— START OF Recorded information —
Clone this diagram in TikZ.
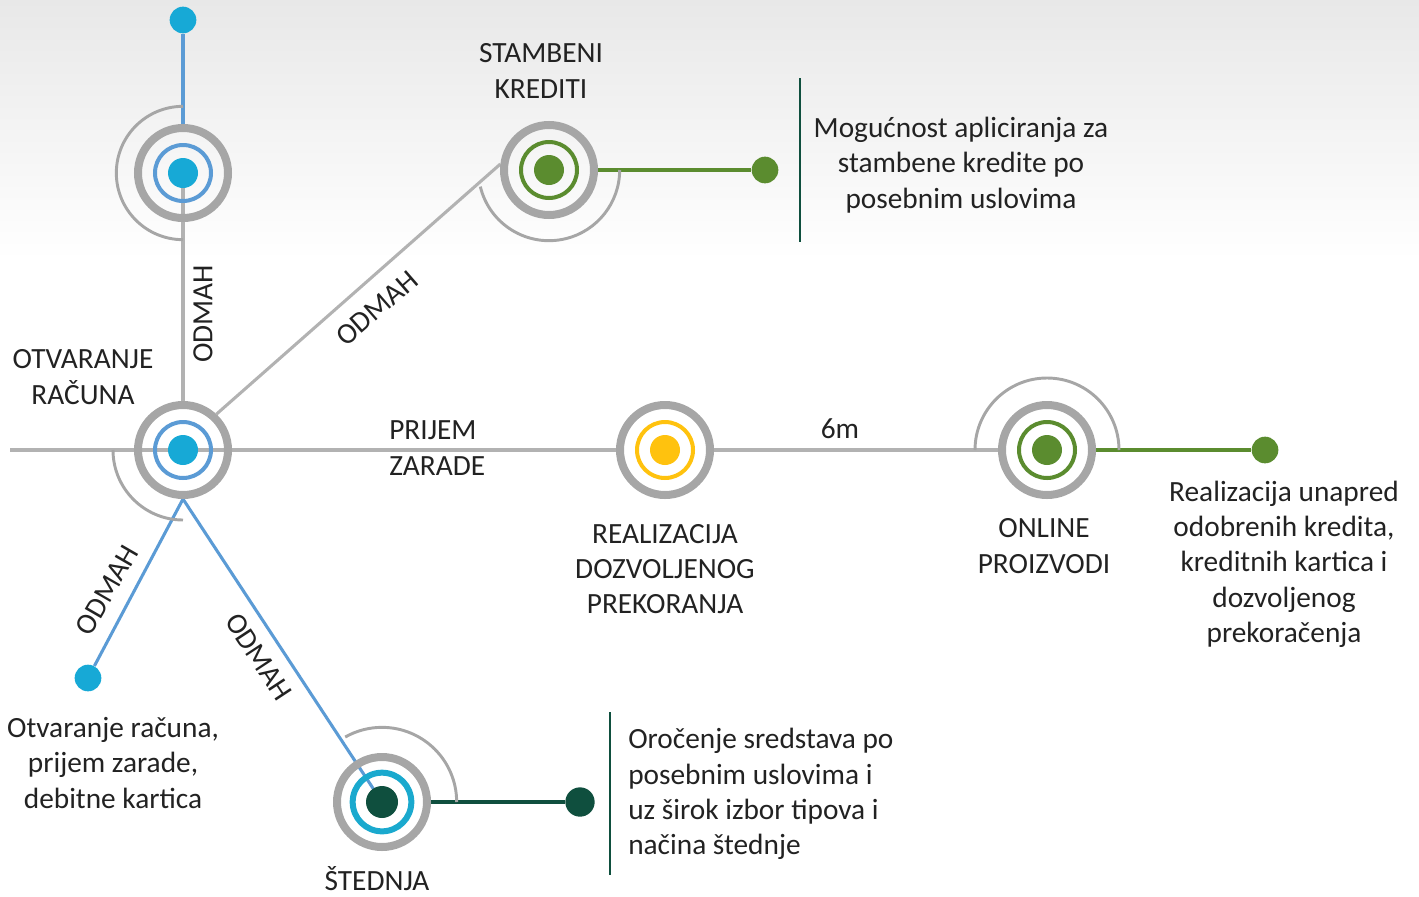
\documentclass[tikz,border=0pt]{standalone}
\usepackage{fontspec}
\setmainfont{Carlito}
\usetikzlibrary{backgrounds}
\definecolor{ringgray}{HTML}{A6A6A6}
\definecolor{linegray}{HTML}{B2B2B2}
\definecolor{lblue}{HTML}{5B9BD5}
\definecolor{cyandot}{HTML}{17A9D6}
\definecolor{grn}{HTML}{5B8C2F}
\definecolor{yel}{HTML}{FFC20E}
\definecolor{dgreen}{HTML}{0F4F3E}
\definecolor{tealring}{HTML}{1AA9CE}
\definecolor{txt}{HTML}{222222}
\begin{document}
\begin{tikzpicture}[x=0.75pt,y=0.75pt,
  outerring/.style={circle, draw=ringgray, line width=6pt, minimum size=67.5pt, inner sep=0pt},
  innerring/.style={circle, draw=#1, line width=3pt, minimum size=42pt, inner sep=0pt},
  centerdot/.style={circle, fill=#1, minimum size=22.5pt, inner sep=0pt},
  enddot/.style={circle, fill=#1, minimum size=20pt, inner sep=0pt},
  grayline/.style={draw=linegray, line width=2.3pt},
  colline/.style={draw=#1, line width=2.3pt},
  thinarc/.style={draw=ringgray, line width=2.2pt},
  bar/.style={draw=dgreen, line width=2.2pt},
  lab/.style={text=txt, font=\fontsize{22}{26.5}\selectfont, inner sep=0pt, align=center}
]
\useasboundingbox (0,0) rectangle (1419,-896);
% stations
\node[outerring] (A) at (183,-173) {};
\node[innerring=lblue] (Ai) at (183,-173) {};
\node[centerdot=cyandot] (Ad) at (183,-173) {};
\node[outerring] (C) at (183,-450) {};
\node[innerring=lblue] (Ci) at (183,-450) {};
\node[centerdot=cyandot] (Cd) at (183,-450) {};
\node[outerring] (S) at (549,-170) {};
\node[innerring=grn] (Si) at (549,-170) {};
\node[centerdot=grn] (Sd) at (549,-170) {};
\node[outerring] (R) at (665,-450) {};
\node[innerring=yel] (Ri) at (665,-450) {};
\node[centerdot=yel] (Rd) at (665,-450) {};
\node[outerring] (O) at (1047,-450) {};
\node[innerring=grn] (Oi) at (1047,-450) {};
\node[centerdot=grn] (Od) at (1047,-450) {};
\node[outerring] (T) at (382,-802) {};
\node[circle, draw=tealring, line width=4.5pt, minimum size=44pt, inner sep=0pt] (Ti) at (382,-802) {};
\node[centerdot=dgreen, minimum size=24pt] (Td) at (382,-802) {};
% end dots
\node[enddot=cyandot] (topdot) at (183,-20) {};
\node[enddot=grn] (sdot) at (765,-170) {};
\node[enddot=grn] (odot) at (1265,-450) {};
\node[enddot=cyandot] (ldot) at (88,-678) {};
\node[enddot=dgreen, minimum size=22pt] (tdot) at (580,-802) {};
\coordinate (lft) at (10,-450);
% thin arcs
\draw[thinarc] (A.center) ++(90:50pt) arc[start angle=90, end angle=270, radius=50pt];
\draw[thinarc] (C.center) ++(180:52.5pt) arc[start angle=180, end angle=270, radius=52.5pt];
\draw[thinarc] (S.center) ++(193.6:53pt) arc[start angle=193.6, end angle=360, radius=53pt];
\draw[thinarc] (O.center) ++(0:54pt) arc[start angle=0, end angle=180, radius=54pt];
\draw[thinarc] (T.center) ++(0:56pt) arc[start angle=0, end angle=119.5, radius=56pt];
% connectors
\begin{scope}[on background layer]
\shade[top color=black!9, bottom color=white] (0,0) rectangle (1419,-260);
\draw[colline=lblue] (topdot) -- (A);
\draw[grayline] (A.center) -- (C);
\draw[grayline] (C.47) -- (S.173);
\draw[grayline] (lft) -- (C.center) -- (R);
\draw[grayline] (R) -- (O);
\draw[colline=grn] (O) -- (odot);
\draw[colline=grn] (S) -- (sdot);
\draw[colline=lblue] (C.south) -- (ldot);
\draw[colline=lblue] (C.south) -- (T.center);
\draw[colline=dgreen] (T) -- (tdot);
\end{scope}
% bars
\coordinate (b1t) at (800,-78); \coordinate (b1b) at (800,-242);
\coordinate (b2t) at (610,-712); \coordinate (b2b) at (610,-875);
\draw[bar] (b1t) -- (b1b);
\draw[bar] (b2t) -- (b2b);
% labels
\node[lab] (lC) at (83,-377) {OTVARANJE\\RAČUNA};
\node[lab] (lS) at (541,-71) {STAMBENI\\KREDITI};
\node[lab, align=left, anchor=west] (lP) at (389,-448) {PRIJEM\\ZARADE};
\node[lab] (lR) at (665,-569) {REALIZACIJA\\DOZVOLJENOG\\PREKORANJA};
\node[lab] (l6) at (840,-429) {6m};
\node[lab] (lO) at (1044,-546) {ONLINE\\PROIZVODI};
\node[lab] (lT) at (377,-879) {ŠTEDNJA};
\node[lab] (dS) at (961,-165) {Mogućnost apliciranja za\\stambene kredite po\\posebnim uslovima};
\node[lab] (dO) at (1284,-564) {Realizacija unapred\\odobrenih kredita,\\kreditnih kartica i\\dozvoljenog\\prekoračenja};
\node[lab] (dL) at (113,-763) {Otvaranje računa,\\prijem zarade,\\debitne kartica};
\node[lab, align=left, anchor=west] (dT) at (628,-794) {Oročenje sredstava po\\posebnim uslovima i\\uz širok izbor tipova i\\načina štednje};
\node[lab, rotate=90] (o1) at (203,-314) {ODMAH};
\node[lab, rotate=41] (o2) at (377,-308) {ODMAH};
\node[lab, rotate=60] (o3) at (107,-590) {ODMAH};
\node[lab, rotate=-56.6] (o4) at (259,-657) {ODMAH};
\end{tikzpicture}
\end{document}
— END OF Recorded information —
Task goal:
Repeat verbatim all the material, but not the pictures.

Response for this exercise:
Clone this diagram in TikZ.
\documentclass[tikz,border=0pt]{standalone}
\usepackage{fontspec}
\setmainfont{Carlito}
\usetikzlibrary{backgrounds}
\definecolor{ringgray}{HTML}{A6A6A6}
\definecolor{linegray}{HTML}{B2B2B2}
\definecolor{lblue}{HTML}{5B9BD5}
\definecolor{cyandot}{HTML}{17A9D6}
\definecolor{grn}{HTML}{5B8C2F}
\definecolor{yel}{HTML}{FFC20E}
\definecolor{dgreen}{HTML}{0F4F3E}
\definecolor{tealring}{HTML}{1AA9CE}
\definecolor{txt}{HTML}{222222}
\begin{document}
\begin{tikzpicture}[x=0.75pt,y=0.75pt,
  outerring/.style={circle, draw=ringgray, line width=6pt, minimum size=67.5pt, inner sep=0pt},
  innerring/.style={circle, draw=#1, line width=3pt, minimum size=42pt, inner sep=0pt},
  centerdot/.style={circle, fill=#1, minimum size=22.5pt, inner sep=0pt},
  enddot/.style={circle, fill=#1, minimum size=20pt, inner sep=0pt},
  grayline/.style={draw=linegray, line width=2.3pt},
  colline/.style={draw=#1, line width=2.3pt},
  thinarc/.style={draw=ringgray, line width=2.2pt},
  bar/.style={draw=dgreen, line width=2.2pt},
  lab/.style={text=txt, font=\fontsize{22}{26.5}\selectfont, inner sep=0pt, align=center}
]
\useasboundingbox (0,0) rectangle (1419,-896);
% stations
\node[outerring] (A) at (183,-173) {};
\node[innerring=lblue] (Ai) at (183,-173) {};
\node[centerdot=cyandot] (Ad) at (183,-173) {};
\node[outerring] (C) at (183,-450) {};
\node[innerring=lblue] (Ci) at (183,-450) {};
\node[centerdot=cyandot] (Cd) at (183,-450) {};
\node[outerring] (S) at (549,-170) {};
\node[innerring=grn] (Si) at (549,-170) {};
\node[centerdot=grn] (Sd) at (549,-170) {};
\node[outerring] (R) at (665,-450) {};
\node[innerring=yel] (Ri) at (665,-450) {};
\node[centerdot=yel] (Rd) at (665,-450) {};
\node[outerring] (O) at (1047,-450) {};
\node[innerring=grn] (Oi) at (1047,-450) {};
\node[centerdot=grn] (Od) at (1047,-450) {};
\node[outerring] (T) at (382,-802) {};
\node[circle, draw=tealring, line width=4.5pt, minimum size=44pt, inner sep=0pt] (Ti) at (382,-802) {};
\node[centerdot=dgreen, minimum size=24pt] (Td) at (382,-802) {};
% end dots
\node[enddot=cyandot] (topdot) at (183,-20) {};
\node[enddot=grn] (sdot) at (765,-170) {};
\node[enddot=grn] (odot) at (1265,-450) {};
\node[enddot=cyandot] (ldot) at (88,-678) {};
\node[enddot=dgreen, minimum size=22pt] (tdot) at (580,-802) {};
\coordinate (lft) at (10,-450);
% thin arcs
\draw[thinarc] (A.center) ++(90:50pt) arc[start angle=90, end angle=270, radius=50pt];
\draw[thinarc] (C.center) ++(180:52.5pt) arc[start angle=180, end angle=270, radius=52.5pt];
\draw[thinarc] (S.center) ++(193.6:53pt) arc[start angle=193.6, end angle=360, radius=53pt];
\draw[thinarc] (O.center) ++(0:54pt) arc[start angle=0, end angle=180, radius=54pt];
\draw[thinarc] (T.center) ++(0:56pt) arc[start angle=0, end angle=119.5, radius=56pt];
% connectors
\begin{scope}[on background layer]
\shade[top color=black!9, bottom color=white] (0,0) rectangle (1419,-260);
\draw[colline=lblue] (topdot) -- (A);
\draw[grayline] (A.center) -- (C);
\draw[grayline] (C.47) -- (S.173);
\draw[grayline] (lft) -- (C.center) -- (R);
\draw[grayline] (R) -- (O);
\draw[colline=grn] (O) -- (odot);
\draw[colline=grn] (S) -- (sdot);
\draw[colline=lblue] (C.south) -- (ldot);
\draw[colline=lblue] (C.south) -- (T.center);
\draw[colline=dgreen] (T) -- (tdot);
\end{scope}
% bars
\coordinate (b1t) at (800,-78); \coordinate (b1b) at (800,-242);
\coordinate (b2t) at (610,-712); \coordinate (b2b) at (610,-875);
\draw[bar] (b1t) -- (b1b);
\draw[bar] (b2t) -- (b2b);
% labels
\node[lab] (lC) at (83,-377) {OTVARANJE\\RAČUNA};
\node[lab] (lS) at (541,-71) {STAMBENI\\KREDITI};
\node[lab, align=left, anchor=west] (lP) at (389,-448) {PRIJEM\\ZARADE};
\node[lab] (lR) at (665,-569) {REALIZACIJA\\DOZVOLJENOG\\PREKORANJA};
\node[lab] (l6) at (840,-429) {6m};
\node[lab] (lO) at (1044,-546) {ONLINE\\PROIZVODI};
\node[lab] (lT) at (377,-879) {ŠTEDNJA};
\node[lab] (dS) at (961,-165) {Mogućnost apliciranja za\\stambene kredite po\\posebnim uslovima};
\node[lab] (dO) at (1284,-564) {Realizacija unapred\\odobrenih kredita,\\kreditnih kartica i\\dozvoljenog\\prekoračenja};
\node[lab] (dL) at (113,-763) {Otvaranje računa,\\prijem zarade,\\debitne kartica};
\node[lab, align=left, anchor=west] (dT) at (628,-794) {Oročenje sredstava po\\posebnim uslovima i\\uz širok izbor tipova i\\načina štednje};
\node[lab, rotate=90] (o1) at (203,-314) {ODMAH};
\node[lab, rotate=41] (o2) at (377,-308) {ODMAH};
\node[lab, rotate=60] (o3) at (107,-590) {ODMAH};
\node[lab, rotate=-56.6] (o4) at (259,-657) {ODMAH};
\end{tikzpicture}
\end{document}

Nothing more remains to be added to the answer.